(top) How we used to pinpoint our location was with a push pin, marker, crayin, etc. (second from top) How we do it now. GPS satellites cost billions of dollars more than a push pin but, these days, both are at our finger tips. (left column) Maps aren’t totally out of style. (or are they?) What people are doing with maps these days: Umbrella graphics, paper dress art, a guy in Germany is selling crumpled maps in a bag of major world cities (haha…), incredible paper sculpture art and of course…wrapping paper. (right column) Go to Google Maps, put in 3611 Detroit Ave Cleveland, Ohio 44113. Those satellites will triangulate the location of Kowalski Heat Treating. Then you can go from maps to satellite view and keep zooming in to my location in 3D and finally the street view. Technology is simply and literally out of this world.

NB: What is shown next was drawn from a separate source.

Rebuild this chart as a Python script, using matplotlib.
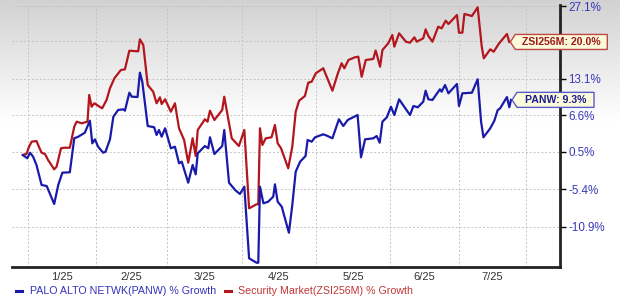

When we were kids, Mom and Dad were really superheros. They’d think nothing of packing up the car, loading in the kids, and heading off for our end of the summer vacation. I can remember Mom fussing with the road maps, trying to follow the red line they drew on the maps. Of course, Dad at the wheel, we’d occasionally hear “are you sure this is the way”? By the time my baby brother and sister were 21 years old, they had actually visited all 50 states on family vacations! It was nothing for us to go on cross country trips of exploration and wonder! Thinking back, I can say that I have been blessed to have been able to visit 38 states across this incredibly beautiful country that is filled with caring and generous people along with being able to sample amazing food! Today, we are blessed with amazing GPS technology, in our cars, on our phones, or stuck to the windshield. We can preprogram the routes, and then listen to a nice lady tell us where to turn, or even suggest shortcuts. So, with my investigative curiosity peaked, I dove in to learn more, and of course, share with you. Enjoy, and thanks to howthingswork.com and Wikipedia for the extended history lesson.
- The Global Positioning System (GPS) is a network of about 30 satellites orbiting the Earth at an altitude of 20,000 km. The system was originally developed by the US government for military navigation but now anyone with a GPS device, be it a SatNav, mobile phone or handheld GPS unit, can receive the radio signals that the satellites broadcast.
- The GPS system does not require the user to transmit any data, and it operates independently of any telephonic or internet reception, though these technologies can enhance the usefulness of the GPS positioning information. The GPS system provides critical positioning capabilities to military, civil, and commercial users around the world. The United States government created the system, maintains it, and makes it freely accessible to anyone with a GPS receiver.
- Wherever you are on the planet, at least four GPS satellites are ‘visible’ at any time. Each one transmits information about its position and the current time at regular intervals. These signals, travelling at the speed of light, are intercepted by your GPS receiver, which calculates how far away each satellite is based on how long it took for the messages to arrive. Once it has information on how far away at least three satellites are, your GPS receiver can pinpoint your location using a process called trilateration.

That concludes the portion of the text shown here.